Las tareas pendientes de nuestra democracia, por I. De Ferrari
Las tareas pendientes de nuestra democracia, por I. De Ferrari
Ignazio De Ferrari

La semana pasada se cumplieron 25 años del autogolpe del 5 de abril que disolvió el Congreso de la República y ordenó la reestructuración del Poder Judicial. En estos días, la gran mayoría de artículos y columnas de opinión comentando el golpe se han enfocado en la actuación de y en los rezagos autoritarios del fujimorismo actual. Sin embargo, los 25 años constituyen también una excelente ocasión para preguntarnos cuánto hemos progresado en la consolidación de nuestra joven democracia, y qué queda por hacer para mejorar su calidad. En definitiva, ¿son más los avances o los retrocesos?

Sin duda hay aspectos positivos. Un nuevo 5 de abril –o para tal caso cualquier forma de golpe de Estado– parece poco probable en las circunstancias actuales. Las élites de nuestro establishment parecen coincidir en que la forma de gobierno actual es mejor que una que limita abiertamente la competencia política. Ejemplos regionales como el chavismo funcionan muy bien como antídoto contra los proyectos autoritarios.

En el frente socioeconómico también ha habido avances. Tenemos un modelo económico que ha producido crecimiento económico casi ininterrumpido desde 1993. La reducción de la pobreza del 54,8% del 2001 al 21,8% del 2015 es un factor fundamental para ponernos en la senda de la consolidación democrática. Estamos ya alrededor del umbral de PBI per cápita del cual los países no retroceden al autoritarismo. En ningún período de nuestra historia han sido las condiciones sociales tan favorables como hoy.
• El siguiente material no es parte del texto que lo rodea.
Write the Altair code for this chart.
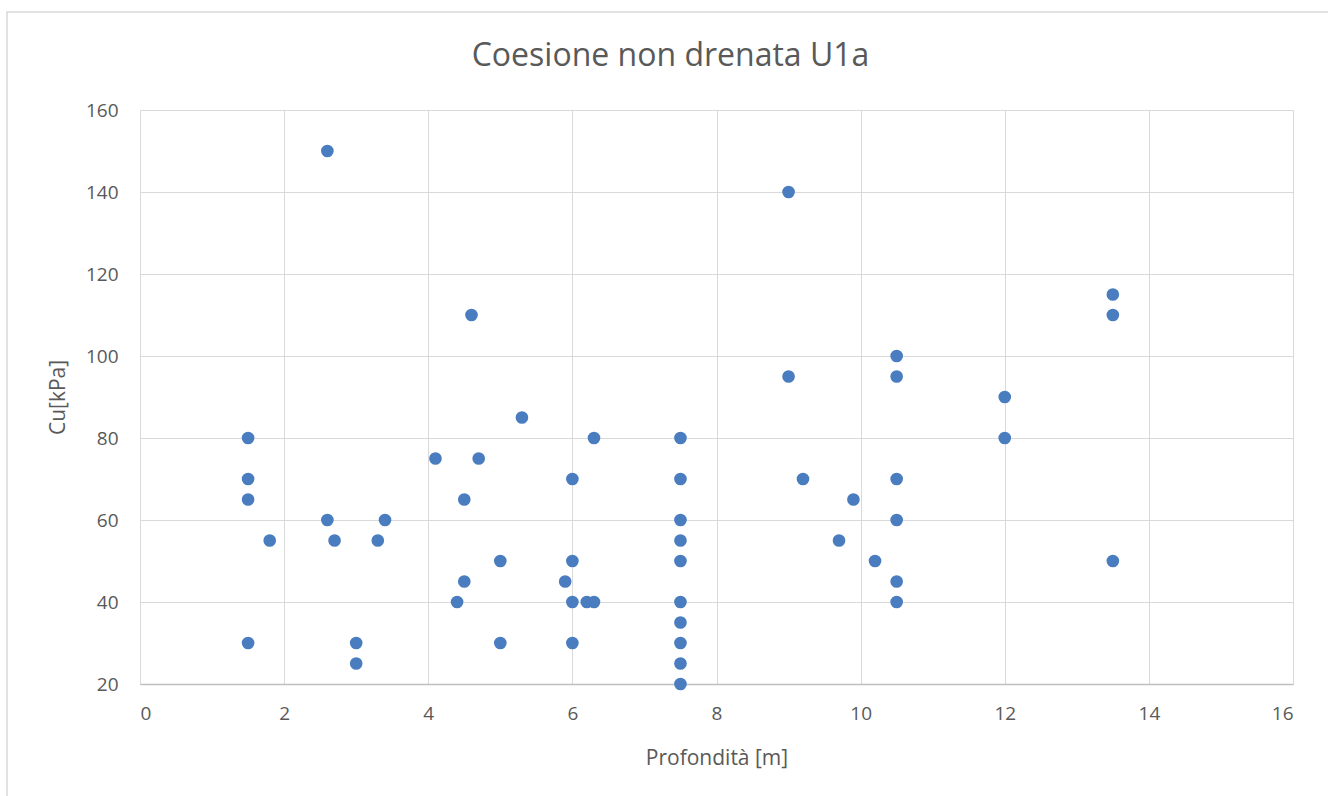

El Perú es hoy una democracia más o menos estable. Sin embargo, los avances socioeconómicos no son aún suficientes para esperar una consolidación democrática en el corto plazo. Seguimos siendo un país enormemente desigual y esa es la gran tarea pendiente de nuestras instituciones económicas. Desde el punto de vista de la democracia, el problema de las desigualdades económicas es que estas están, casi ineludiblemente, correlacionadas con las desigualdades políticas. Seguimos muy lejos de ser una república que pueda garantizar oportunidades mínimas para todos. Y en el caso de algunas comunidades, como la LGBT, la igualdad ante la ley sigue notoria y dolorosamente ausente.

El politólogo argentino Guillermo O’Donnell decía que se puede hablar de una democracia consolidada cuando esta es la única alternativa para las élites y la mayoría de los ciudadanos. Nuestra precaria democracia no ha logrado conquistar aún el corazón de sus ciudadanos. Para casi la mitad de los peruanos, la democracia no es aún la forma preferida de regir el país. Y lo peor es que desde 1995 –a mediados de la década autoritaria– no hemos hecho grandes avances. En ese año el 52% de los peruanos –según el Latinobarómetro– decía que la democracia era la mejor forma de gobierno. En el 2016, ese porcentaje era solo un punto más alto. Esto no sorprende dado que solo el 24% de los peruanos está satisfecho con el funcionamiento de la democracia.

La gran tarea pendiente sigue siendo el frente institucional. Si los ciudadanos no terminan de establecer un vínculo con el régimen democrático es porque, para muchos, su relación con el Estado es una de constante frustración. A eso se suma el espectáculo de la política. Tras el desembarco del fujimorismo, los partidos no lograron recomponerse y la política del personalismo –junto con la informalidad y la improvisación– se ha convertido en el modus operandi de nuestras precarias organizaciones. No hay perspectivas de que esto mejore. En el nivel subnacional, el panorama es aún más crítico. La descentralización puesta en marcha en el 2002 ha estado acompañada, en muchos casos, de un autoritarismo a nivel regional. El caso de ‘La Centralita’ en Áncash es solo el ejemplo más visible.


¿Cómo salimos del entrampamiento? ¿Cómo pasamos de una democracia estable pero de baja calidad, a una consolidada y más robusta? Es difícil imaginar un nuevo salto adelante sin consensos mínimos sobre la desigualdad y sin una agenda de reformas que cambie de una buena vez la naturaleza del Estado. Lamentablemente, esos consensos siguen lejos. Un ejemplo: cuando finalmente teníamos un ministro de Educación que mostraba avances importantes en el sector, la oposición legislativa no tuvo mejor idea que censurarlo. Pues bien, resulta que en el centro del debate sobre la desigualdad, está justamente el acceso a una educación de calidad. ¿Es tan difícil alcanzar esos consensos mínimos?